:: SOURCE EXCERPT ::

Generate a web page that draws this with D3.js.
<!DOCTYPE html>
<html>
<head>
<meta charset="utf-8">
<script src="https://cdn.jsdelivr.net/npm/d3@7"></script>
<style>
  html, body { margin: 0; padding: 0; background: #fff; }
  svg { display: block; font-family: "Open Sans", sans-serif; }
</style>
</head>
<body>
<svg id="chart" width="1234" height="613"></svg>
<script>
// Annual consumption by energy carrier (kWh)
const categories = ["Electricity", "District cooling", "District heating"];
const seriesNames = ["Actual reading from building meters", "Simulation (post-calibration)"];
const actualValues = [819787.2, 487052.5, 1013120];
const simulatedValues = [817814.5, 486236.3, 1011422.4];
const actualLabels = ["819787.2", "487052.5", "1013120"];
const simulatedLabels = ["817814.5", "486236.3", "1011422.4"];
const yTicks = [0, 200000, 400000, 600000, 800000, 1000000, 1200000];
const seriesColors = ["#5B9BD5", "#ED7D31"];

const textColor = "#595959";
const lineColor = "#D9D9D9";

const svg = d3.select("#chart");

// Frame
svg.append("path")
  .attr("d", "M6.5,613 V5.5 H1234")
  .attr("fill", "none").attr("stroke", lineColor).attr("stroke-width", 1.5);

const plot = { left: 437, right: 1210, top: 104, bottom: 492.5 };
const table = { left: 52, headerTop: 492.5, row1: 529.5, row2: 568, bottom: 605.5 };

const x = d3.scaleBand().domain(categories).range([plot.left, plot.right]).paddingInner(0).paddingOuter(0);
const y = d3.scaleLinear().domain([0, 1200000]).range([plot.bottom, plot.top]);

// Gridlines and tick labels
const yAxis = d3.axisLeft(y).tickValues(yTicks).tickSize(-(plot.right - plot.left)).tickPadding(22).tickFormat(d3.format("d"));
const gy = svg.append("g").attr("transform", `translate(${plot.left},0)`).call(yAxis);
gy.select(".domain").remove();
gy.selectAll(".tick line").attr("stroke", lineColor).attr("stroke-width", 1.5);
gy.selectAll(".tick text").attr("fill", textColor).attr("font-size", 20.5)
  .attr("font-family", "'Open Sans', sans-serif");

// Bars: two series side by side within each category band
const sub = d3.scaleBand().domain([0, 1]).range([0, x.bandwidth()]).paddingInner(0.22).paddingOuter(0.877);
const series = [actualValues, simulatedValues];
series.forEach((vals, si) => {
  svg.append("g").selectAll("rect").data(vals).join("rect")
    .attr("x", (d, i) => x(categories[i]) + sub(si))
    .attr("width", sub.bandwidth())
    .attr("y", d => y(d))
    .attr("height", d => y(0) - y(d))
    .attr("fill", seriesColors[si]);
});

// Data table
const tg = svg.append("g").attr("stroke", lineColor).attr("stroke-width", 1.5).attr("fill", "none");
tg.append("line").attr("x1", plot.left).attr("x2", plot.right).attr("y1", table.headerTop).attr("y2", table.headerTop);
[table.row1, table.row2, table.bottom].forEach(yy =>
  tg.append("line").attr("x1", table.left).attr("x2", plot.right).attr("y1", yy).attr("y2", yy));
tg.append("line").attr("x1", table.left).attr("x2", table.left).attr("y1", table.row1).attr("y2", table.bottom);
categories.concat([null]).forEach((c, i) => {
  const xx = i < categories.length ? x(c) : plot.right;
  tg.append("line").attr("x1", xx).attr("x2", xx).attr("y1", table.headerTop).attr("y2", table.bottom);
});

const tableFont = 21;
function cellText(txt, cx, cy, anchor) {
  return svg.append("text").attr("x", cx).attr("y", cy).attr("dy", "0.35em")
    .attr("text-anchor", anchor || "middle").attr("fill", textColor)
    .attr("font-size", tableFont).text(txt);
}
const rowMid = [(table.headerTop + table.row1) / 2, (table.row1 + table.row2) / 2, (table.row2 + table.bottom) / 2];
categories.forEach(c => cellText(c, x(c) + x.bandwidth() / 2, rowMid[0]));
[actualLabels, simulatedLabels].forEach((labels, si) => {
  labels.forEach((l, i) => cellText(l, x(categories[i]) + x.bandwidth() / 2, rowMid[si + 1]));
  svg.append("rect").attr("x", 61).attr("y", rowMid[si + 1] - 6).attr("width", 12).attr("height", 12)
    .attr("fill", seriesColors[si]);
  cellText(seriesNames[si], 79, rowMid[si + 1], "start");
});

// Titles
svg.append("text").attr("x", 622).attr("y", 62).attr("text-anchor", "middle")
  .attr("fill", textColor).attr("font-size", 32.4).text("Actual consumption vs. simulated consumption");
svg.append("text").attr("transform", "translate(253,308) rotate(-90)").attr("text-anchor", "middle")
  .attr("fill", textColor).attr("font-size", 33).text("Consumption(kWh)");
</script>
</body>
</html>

:::

■ AIM ■
Each line above is to be repeated exactly.

■ WRITTEN SOLUTION ■
Generate a web page that draws this with D3.js.
<!DOCTYPE html>
<html>
<head>
<meta charset="utf-8">
<script src="https://cdn.jsdelivr.net/npm/d3@7"></script>
<style>
  html, body { margin: 0; padding: 0; background: #fff; }
  svg { display: block; font-family: "Open Sans", sans-serif; }
</style>
</head>
<body>
<svg id="chart" width="1234" height="613"></svg>
<script>
// Annual consumption by energy carrier (kWh)
const categories = ["Electricity", "District cooling", "District heating"];
const seriesNames = ["Actual reading from building meters", "Simulation (post-calibration)"];
const actualValues = [819787.2, 487052.5, 1013120];
const simulatedValues = [817814.5, 486236.3, 1011422.4];
const actualLabels = ["819787.2", "487052.5", "1013120"];
const simulatedLabels = ["817814.5", "486236.3", "1011422.4"];
const yTicks = [0, 200000, 400000, 600000, 800000, 1000000, 1200000];
const seriesColors = ["#5B9BD5", "#ED7D31"];

const textColor = "#595959";
const lineColor = "#D9D9D9";

const svg = d3.select("#chart");

// Frame
svg.append("path")
  .attr("d", "M6.5,613 V5.5 H1234")
  .attr("fill", "none").attr("stroke", lineColor).attr("stroke-width", 1.5);

const plot = { left: 437, right: 1210, top: 104, bottom: 492.5 };
const table = { left: 52, headerTop: 492.5, row1: 529.5, row2: 568, bottom: 605.5 };

const x = d3.scaleBand().domain(categories).range([plot.left, plot.right]).paddingInner(0).paddingOuter(0);
const y = d3.scaleLinear().domain([0, 1200000]).range([plot.bottom, plot.top]);

// Gridlines and tick labels
const yAxis = d3.axisLeft(y).tickValues(yTicks).tickSize(-(plot.right - plot.left)).tickPadding(22).tickFormat(d3.format("d"));
const gy = svg.append("g").attr("transform", `translate(${plot.left},0)`).call(yAxis);
gy.select(".domain").remove();
gy.selectAll(".tick line").attr("stroke", lineColor).attr("stroke-width", 1.5);
gy.selectAll(".tick text").attr("fill", textColor).attr("font-size", 20.5)
  .attr("font-family", "'Open Sans', sans-serif");

// Bars: two series side by side within each category band
const sub = d3.scaleBand().domain([0, 1]).range([0, x.bandwidth()]).paddingInner(0.22).paddingOuter(0.877);
const series = [actualValues, simulatedValues];
series.forEach((vals, si) => {
  svg.append("g").selectAll("rect").data(vals).join("rect")
    .attr("x", (d, i) => x(categories[i]) + sub(si))
    .attr("width", sub.bandwidth())
    .attr("y", d => y(d))
    .attr("height", d => y(0) - y(d))
    .attr("fill", seriesColors[si]);
});

// Data table
const tg = svg.append("g").attr("stroke", lineColor).attr("stroke-width", 1.5).attr("fill", "none");
tg.append("line").attr("x1", plot.left).attr("x2", plot.right).attr("y1", table.headerTop).attr("y2", table.headerTop);
[table.row1, table.row2, table.bottom].forEach(yy =>
  tg.append("line").attr("x1", table.left).attr("x2", plot.right).attr("y1", yy).attr("y2", yy));
tg.append("line").attr("x1", table.left).attr("x2", table.left).attr("y1", table.row1).attr("y2", table.bottom);
categories.concat([null]).forEach((c, i) => {
  const xx = i < categories.length ? x(c) : plot.right;
  tg.append("line").attr("x1", xx).attr("x2", xx).attr("y1", table.headerTop).attr("y2", table.bottom);
});

const tableFont = 21;
function cellText(txt, cx, cy, anchor) {
  return svg.append("text").attr("x", cx).attr("y", cy).attr("dy", "0.35em")
    .attr("text-anchor", anchor || "middle").attr("fill", textColor)
    .attr("font-size", tableFont).text(txt);
}
const rowMid = [(table.headerTop + table.row1) / 2, (table.row1 + table.row2) / 2, (table.row2 + table.bottom) / 2];
categories.forEach(c => cellText(c, x(c) + x.bandwidth() / 2, rowMid[0]));
[actualLabels, simulatedLabels].forEach((labels, si) => {
  labels.forEach((l, i) => cellText(l, x(categories[i]) + x.bandwidth() / 2, rowMid[si + 1]));
  svg.append("rect").attr("x", 61).attr("y", rowMid[si + 1] - 6).attr("width", 12).attr("height", 12)
    .attr("fill", seriesColors[si]);
  cellText(seriesNames[si], 79, rowMid[si + 1], "start");
});

// Titles
svg.append("text").attr("x", 622).attr("y", 62).attr("text-anchor", "middle")
  .attr("fill", textColor).attr("font-size", 32.4).text("Actual consumption vs. simulated consumption");
svg.append("text").attr("transform", "translate(253,308) rotate(-90)").attr("text-anchor", "middle")
  .attr("fill", textColor).attr("font-size", 33).text("Consumption(kWh)");
</script>
</body>
</html>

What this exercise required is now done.